Aujourd’hui encore, « la sobriété comme levier pour la lutte contre le réchauffement climatique est un concept émergent. Beaucoup de travaux de recherche visent à informer le décideur européen à ce sujet », ajoute le chercheur.
C’est ainsi le cas du projet FULFILL, financé par l’UE et en cours de développement.
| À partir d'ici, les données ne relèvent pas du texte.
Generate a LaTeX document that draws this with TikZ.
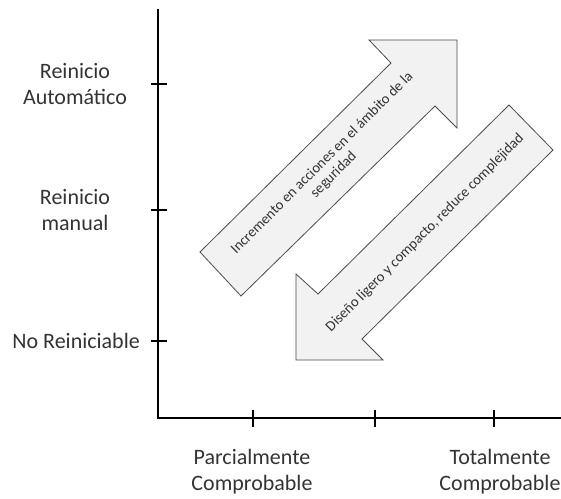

Le projet vise à informer les décideurs européens sur la sobriété et les leviers de mise en place.
Dès lors, Mme Pannier-Runacher ne perd pas espoir : « il y a un intérêt de la Commission européenne », a-t-elle avancé, même si, pour l’heure, et comme au sein des autres États membres, la sobriété « n’est pas […] un élément incontournable » des politiques européennes.
En conséquence, comme pour l’hiver 2022-2023, la mise en place de mesures européennes temporaires de sobriété pour l’hiver prochain devrait être « le plus probable », avance M. Pellerin-Carlin.
Mais le cabinet de Mme Pannier-Runacher prévient : « sur le long terme, nous n’atteindrons pas nos objectifs de réduction de la consommation énergétique en nous reposant uniquement sur l’efficacité énergétique ».